I already have a function that retrieves the href attribute from all of the a tags on a given page of markup. However, I would also like to retrieve other attributes, namely the title attribute.

I have a feeling it's a simple modification of the regular expression that I'm already using, but my only concern is the order of appearance in the markup. If I have a link with this code:

<a href="somepage.html" title="My Page">link text</a>

I want it to be parsed the same and not cause any errors even if it appears like this:

<a title="My Page" href="somepage.html">link text</a>

Here is my processing function:

function getLinks($src) {
    if(preg_match_all('/<a\s+href=["\']([^"\']+)["\']/i', $src, $links, PREG_PATTERN_ORDER))
        return array_unique($links[1]);
    return false;
}

Would I have to use another regex all together, or would it be possible to modify this one so that the title attribute is stored in the same array of returned data as the href attribute?

Solution

You can build on that regex. Have a look:

'/<a(?:\s+(?:href=["\'](?P<href>[^"\'<>]+)["\']|title=["\'](?P<title>[^"\'<>]+)["\']|\w+=["\'][^"\'<>]+["\']))+/i'

...or in human-readable form:

preg_match_all(
    '/<a
    (?:\s+
      (?:
         href=["\'](?P<href>[^"\'<>]+)["\']
        |
         title=["\'](?P<title>[^"\'<>]+)["\']
        |
         \w+=["\'][^"\'<>]+["\']
      )
    )+/ix', 
    $subject, $result, PREG_PATTERN_ORDER);

Pretty self explanatory, I think.
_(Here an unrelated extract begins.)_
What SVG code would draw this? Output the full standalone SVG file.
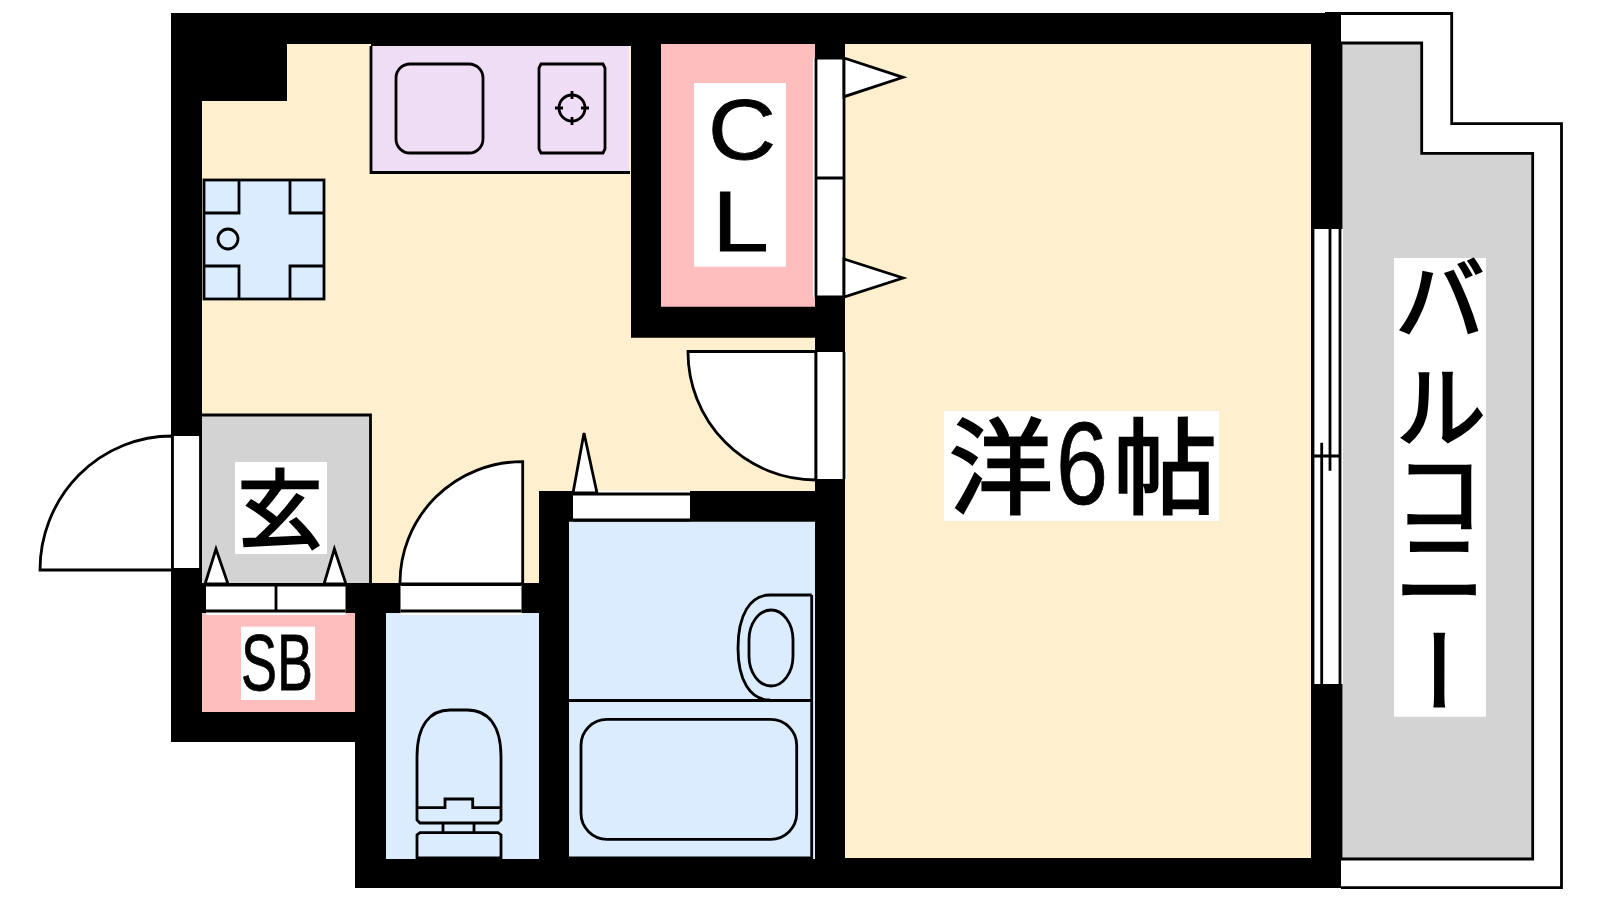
<svg xmlns="http://www.w3.org/2000/svg" width="1600" height="900" viewBox="0 0 1600 900">
<style>
.ln{fill:none;stroke:#000;stroke-width:2.8}
.wh{fill:#fff;stroke:#000;stroke-width:2.8}
.wl{fill:#000}
.lb{fill:#fff}
.fl{fill:#fef0ce}
.jp{font-family:"Noto Sans CJK JP","Liberation Sans",sans-serif;fill:#000;stroke:#000;stroke-width:2.5}
.en{font-family:"Liberation Sans",Arial,sans-serif;fill:#000;stroke:#000;stroke-width:.8}
</style>
<rect width="1600" height="900" fill="#fff"/>
<g id="balcony">
<path class="wh" d="M1325 13.500H1451.700V123.700H1561.500V887.700H1341"/>
<path d="M1341 43H1421.700V153.300H1532.700V859H1341Z" fill="#d3d3d3" stroke="#000" stroke-width="2.800"/>
<rect class="lb" x="1394" y="258" width="92" height="458.700"/>
<text class="jp" x="1440" y="252 360 447 520 625" font-size="92" style="writing-mode:vertical-rl">バルコニー</text>
</g>
<g id="room-floor">
<path class="fl" d="M202 101H287V44H631V337H815V491H539V583H202Z"/>
<rect class="fl" x="845" y="44" width="466" height="815"/>
</g>
<g id="kitchen">
<rect x="371" y="46" width="258" height="127" fill="#eeddf5"/>
<rect class="wl" x="371" y="44" width="260" height="2"/>
<path class="ln" d="M371 46V172.500H630"/>
<rect class="ln" x="396" y="64" width="87" height="89" rx="14"/>
<path class="ln" d="M541 64H603L605 68V149L603 153H541L539 149V68Z"/>
<circle class="ln" cx="572" cy="108" r="13"/>
<path class="ln" d="M572 91V99M572 117V125M555 108H563M581 108H589"/>
</g>
<g id="unit">
<rect x="204" y="180" width="120" height="119" fill="#dbecff" stroke="#000" stroke-width="2.800"/>
<path class="ln" d="M204 213H239V180M324 213H290V180M204 266H239V299M324 266H290V299"/>
<circle class="ln" cx="228" cy="239" r="10"/>
</g>
<g id="closet">
<rect x="661" y="44" width="154" height="263" fill="#ffbebe"/>
<rect class="lb" x="694" y="83" width="92" height="183.700"/>
<text class="en" x="708" y="159" font-size="85" textLength="68" lengthAdjust="spacingAndGlyphs">C</text>
<text class="en" x="712" y="250.700" font-size="85" textLength="57" lengthAdjust="spacingAndGlyphs">L</text>
</g>
<g id="entrance">
<rect x="202" y="414.500" width="168.500" height="168.500" fill="#d3d3d3"/>
<path class="ln" d="M202 415H370.500V583"/>
<rect class="lb" x="235" y="462" width="92" height="92"/>
<text class="jp" x="280" y="541" font-size="85" text-anchor="middle">玄</text>
</g>
<g id="shoebox">
<rect x="202" y="612.700" width="153" height="99.300" fill="#ffbebe"/>
<rect class="lb" x="241" y="626.700" width="74" height="73.300"/>
<text class="en" x="241" y="690" font-size="80" textLength="72" lengthAdjust="spacingAndGlyphs">SB</text>
</g>
<g id="toilet">
<rect x="386" y="612.700" width="153" height="246.300" fill="#dbecff"/>
<path class="ln" d="M417 820V757C417 725 430 710 450 710H467C488 710 501 725 501 757V820L498 823H420L417 820ZM417 807.700H445V799H472.700V807.700H501M443 823V832.700M474 823V832.700"/>
<path class="ln" d="M420 832.700H498L501 835V858H417V835Z"/>
</g>
<g id="bath">
<rect x="569" y="521.700" width="246" height="337.300" fill="#dbecff"/>
<path class="ln" d="M569 700.500H811.700M811.700 595V858H569"/>
<path class="ln" d="M811.700 595H770C750 595 738 615 738 648C738 680 750 700 770 700"/>
<rect class="ln" x="749" y="610" width="44" height="76" rx="22" ry="30"/>
<rect class="ln" x="581" y="719.300" width="215.700" height="120" rx="26"/>
</g>
<g id="walls">
<path class="wl" d="M171 13H1341V888H355V742H171ZM202 101V712H355V612.700H386V859H539V612.700H569V859H815V521.700H569V491H815V337.700H631V44H287V101ZM661 44V306.700H815V44ZM845 44V858H1311V44Z" fill-rule="evenodd"/>
<rect class="wl" x="355" y="583" width="184" height="30"/>
<rect class="wl" x="202" y="583" width="168" height="30"/>
<rect class="wl" x="539" y="491" width="30" height="122"/>
</g>
<g id="connectors">
<path class="wh" d="M172.500 436A132 134 0 0 0 40 570H172.500Z"/>
<rect x="172.500" y="436" width="28" height="132" fill="#fff"/>
<path class="ln" d="M172.500 436V568M200.500 436V568"/>
<path class="wh" d="M522.700 461.700A122 121 0 0 0 400 584H522.700Z"/>
<path class="wh" d="M816 351.500H688A128 128 0 0 0 816 480Z"/>
<rect x="816" y="352" width="31" height="127" fill="#fff"/>
<path class="ln" d="M816 352V479M844 352V479"/>
<rect x="813" y="58" width="31" height="239" fill="#fff"/>
<path class="ln" d="M816 58V297M844 58V297M816 178H844M816 58H844M816 297H844"/>
<path class="wh" d="M844 58L903 77.300L844 96.700Z"/>
<path class="wh" d="M844 259L903 278L844 297Z"/>
<rect x="206" y="585" width="139.500" height="30" fill="#fff"/>
<path class="ln" d="M204 585H346M206 611H345.500M276 585V611"/>
<path class="wh" d="M216 549L205 584H228Z"/>
<path class="wh" d="M334.400 549L324 584H346Z"/>
<rect x="400.500" y="585" width="121" height="30" fill="#fff"/>
<path class="ln" d="M400.500 584.500H521.500M400.500 611H521.500"/>
<rect x="573" y="491" width="117" height="30" fill="#fff"/>
<path class="ln" d="M573 494H690M573 520H690"/>
<path class="wh" d="M584 433L573 493H597Z"/>
<rect x="1312" y="229" width="31" height="455" fill="#fff"/>
<path class="ln" d="M1313 229V684M1340 229V684M1330 229V470.700M1321.700 442.700V684M1313 456H1340"/>
</g>
<g id="room-label">
<rect class="lb" x="944" y="411" width="275" height="110"/>
<text class="jp" x="949" y="506" font-size="104">洋</text>
<text class="en" transform="translate(1056 504) scale(.8 1)" font-size="117">6</text>
<text class="jp" x="1113" y="506" font-size="104">帖</text>
</g>
</svg>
Note that your original regex has the same problem vis-à-vis order of appearance. For example, it would fail to match this tag:

<a class="someclass" href="somepage.html">link text</a>

Unless you're absolutely sure there will be no other attributes, you can't reasonably expect href to be listed first. You can use the same gimmick as above, where the second branch silently consumes and discards the attributes that don't interest you:

    '/<a
    (?:\s+
      (?:
         href=["\'](?P<href>[^"\'<>]+)["\']
        |
         \w+=["\'][^"\'<>]+["\']
      )
    )+/ix',